• Written exercise:
Repeat the material verbatim. Images are excluded from the copy.

• Available data:
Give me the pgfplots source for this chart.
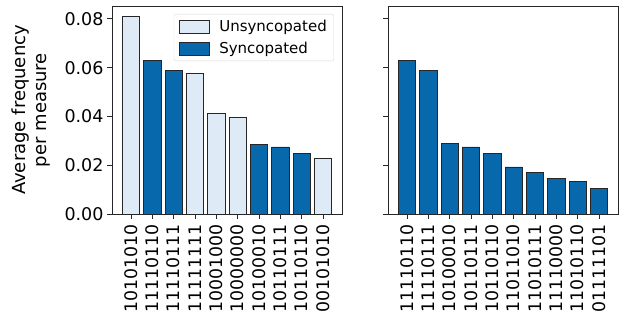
\documentclass[border=0pt]{standalone}
\usepackage{fontspec}
\setmainfont{DejaVu Sans}
\usepackage{pgfplots}
\pgfplotsset{compat=1.18}
\definecolor{lightbar}{RGB}{222,235,247}
\definecolor{darkbar}{RGB}{8,104,172}
\definecolor{axisgray}{RGB}{38,38,38}
\pgfplotsset{
  common/.style={
    scale only axis, width=230pt, height=208pt,
    anchor=south west,
    ymin=0, ymax=0.0853,
    xmin=-0.89, xmax=9.89,
    ytick={0,0.02,0.04,0.06,0.08},
    xtick={0,...,9},
    axis line style={axisgray, line width=0.9pt},
    tick style={axisgray, line width=0.9pt},
    tick align=outside, major tick length=5pt,
    xtick pos=bottom, ytick pos=left,
    ticklabel style={font=\fontsize{17.5}{20}\selectfont},
    xticklabel style={rotate=90, anchor=east, inner xsep=5pt, font=\fontsize{17.3}{20}\selectfont},
    yticklabel style={/pgf/number format/.cd, fixed, fixed zerofill, precision=2, assume math mode=true},
    ybar, bar width=0.8, bar shift=0pt,
    scaled y ticks=false,
  },
  barstyle/.style={draw=black!85, line width=0.7pt, fill=#1},
}
\begin{document}
\begin{tikzpicture}
\path (0pt,0pt) rectangle (628pt,324pt);
\begin{axis}[common, at={(112pt,110pt)},
  xticklabels={10101010,11110110,11110111,11111111,10001000,10000000,10100010,10110111,10110110,00101010},
  ylabel={Average frequency\\per measure},
  ylabel style={at={(axis description cs:-0.352,0.5)}, anchor=center, align=center, font=\fontsize{18}{21.5}\selectfont},
  legend style={at={(axis description cs:0.965,0.962)}, anchor=north east,
    draw=black!15, rounded corners=2pt, fill=white, font=\fontsize{15}{17}\selectfont,
    row sep=5pt, inner xsep=5pt, inner ysep=4pt, cells={anchor=west}},
  legend image code/.code={\draw[#1, sharp corners] (0pt,-6.5pt) rectangle (30pt,6.5pt); \path[draw=none,fill=none] (30pt,0pt) -- (38pt,0pt);},
]
\addplot[barstyle=lightbar] coordinates {(0,0.0810) (3,0.0575) (4,0.0414) (5,0.0396) (9,0.0228)};
\addlegendentry{Unsyncopated}
\addplot[barstyle=darkbar] coordinates {(1,0.0629) (2,0.0589) (6,0.0287) (7,0.0275) (8,0.0250)};
\addlegendentry{Syncopated}
\end{axis}
\begin{axis}[common, at={(388pt,110pt)},
  xticklabels={11110110,11110111,10100010,10110111,10110110,11011010,11010111,11110000,11010110,01111101},
  yticklabels={},
]
\addplot[barstyle=darkbar] coordinates {(0,0.0629) (1,0.0589) (2,0.0288) (3,0.0275) (4,0.0250) (5,0.0193) (6,0.0171) (7,0.0147) (8,0.0132) (9,0.0105)};
\end{axis}
\end{tikzpicture}
\end{document}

• Output below:
Give me the pgfplots source for this chart.
\documentclass[border=0pt]{standalone}
\usepackage{fontspec}
\setmainfont{DejaVu Sans}
\usepackage{pgfplots}
\pgfplotsset{compat=1.18}
\definecolor{lightbar}{RGB}{222,235,247}
\definecolor{darkbar}{RGB}{8,104,172}
\definecolor{axisgray}{RGB}{38,38,38}
\pgfplotsset{
  common/.style={
    scale only axis, width=230pt, height=208pt,
    anchor=south west,
    ymin=0, ymax=0.0853,
    xmin=-0.89, xmax=9.89,
    ytick={0,0.02,0.04,0.06,0.08},
    xtick={0,...,9},
    axis line style={axisgray, line width=0.9pt},
    tick style={axisgray, line width=0.9pt},
    tick align=outside, major tick length=5pt,
    xtick pos=bottom, ytick pos=left,
    ticklabel style={font=\fontsize{17.5}{20}\selectfont},
    xticklabel style={rotate=90, anchor=east, inner xsep=5pt, font=\fontsize{17.3}{20}\selectfont},
    yticklabel style={/pgf/number format/.cd, fixed, fixed zerofill, precision=2, assume math mode=true},
    ybar, bar width=0.8, bar shift=0pt,
    scaled y ticks=false,
  },
  barstyle/.style={draw=black!85, line width=0.7pt, fill=#1},
}
\begin{document}
\begin{tikzpicture}
\path (0pt,0pt) rectangle (628pt,324pt);
\begin{axis}[common, at={(112pt,110pt)},
  xticklabels={10101010,11110110,11110111,11111111,10001000,10000000,10100010,10110111,10110110,00101010},
  ylabel={Average frequency\\per measure},
  ylabel style={at={(axis description cs:-0.352,0.5)}, anchor=center, align=center, font=\fontsize{18}{21.5}\selectfont},
  legend style={at={(axis description cs:0.965,0.962)}, anchor=north east,
    draw=black!15, rounded corners=2pt, fill=white, font=\fontsize{15}{17}\selectfont,
    row sep=5pt, inner xsep=5pt, inner ysep=4pt, cells={anchor=west}},
  legend image code/.code={\draw[#1, sharp corners] (0pt,-6.5pt) rectangle (30pt,6.5pt); \path[draw=none,fill=none] (30pt,0pt) -- (38pt,0pt);},
]
\addplot[barstyle=lightbar] coordinates {(0,0.0810) (3,0.0575) (4,0.0414) (5,0.0396) (9,0.0228)};
\addlegendentry{Unsyncopated}
\addplot[barstyle=darkbar] coordinates {(1,0.0629) (2,0.0589) (6,0.0287) (7,0.0275) (8,0.0250)};
\addlegendentry{Syncopated}
\end{axis}
\begin{axis}[common, at={(388pt,110pt)},
  xticklabels={11110110,11110111,10100010,10110111,10110110,11011010,11010111,11110000,11010110,01111101},
  yticklabels={},
]
\addplot[barstyle=darkbar] coordinates {(0,0.0629) (1,0.0589) (2,0.0288) (3,0.0275) (4,0.0250) (5,0.0193) (6,0.0171) (7,0.0147) (8,0.0132) (9,0.0105)};
\end{axis}
\end{tikzpicture}
\end{document}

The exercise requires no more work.